I wish I could tell you precisely what switched in me, but to this day, I am still trying to understand it all. Everyone will have their own way of quitting or moderating or even mindfully drinking. You may resonate with my story, or you might not. The message here is to give yourself a chance and walk in the direction that feels right. If a recovery meeting is calling you, go. If you need to get away, whether a yoga retreat or detox center, explore those options and make the move. If you want to tell everyone in your life on day one, do so. If you don’t want to tell anyone, don’t. Only you will know what’s right. But what I do know, and what I can share with confidence, is you must get quiet. Only then will you hear and see your true direction.
I swear this is similar to my story and I appreciate you sharing it. I’m in the beginning of being sober. I also had been questioning for awhile. I have written about quitting in my journal and been in awe of friends who went sober. Like insanely curious about how they did it. It’s been almost a month and feels like such the right path for me. Like you- folks have asked, but you didn’t have a problem did you? And when I try to explain the mental and physical anguish I experienced when I did drink, I could and can often see they don’t understand or resonate. It feels great to be on this path and I’m grateful for community and resources.

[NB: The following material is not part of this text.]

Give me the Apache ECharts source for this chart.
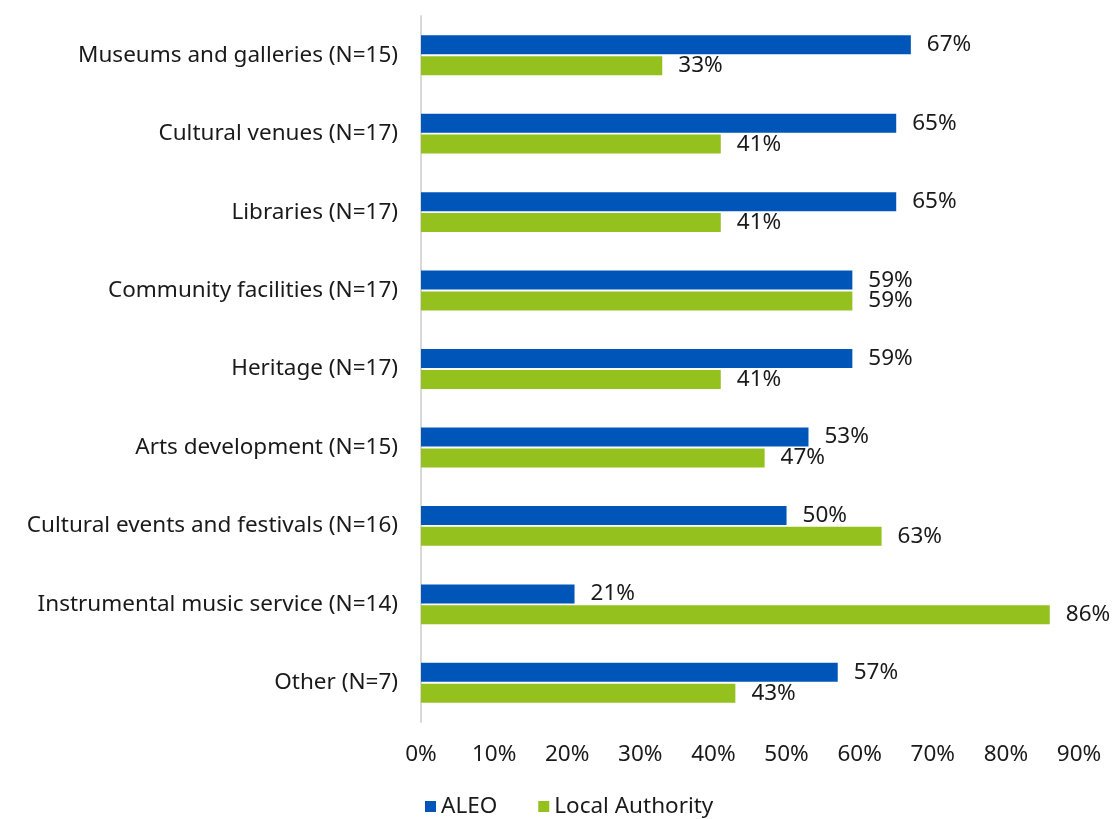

Thanks for sharing this Mia. Been wanting to visit Kripalu for a while! It’s amazing to me that you were able to stop drinking even while being successful by all accounts in our society. For people like me who can’t stop, have hit bottom and are losing everything they love in their life, I just want to recommend doing a 12 step program. I have to guess that week in Vermont was a self assessment of sorts like the steps are. Getting honest being the most important.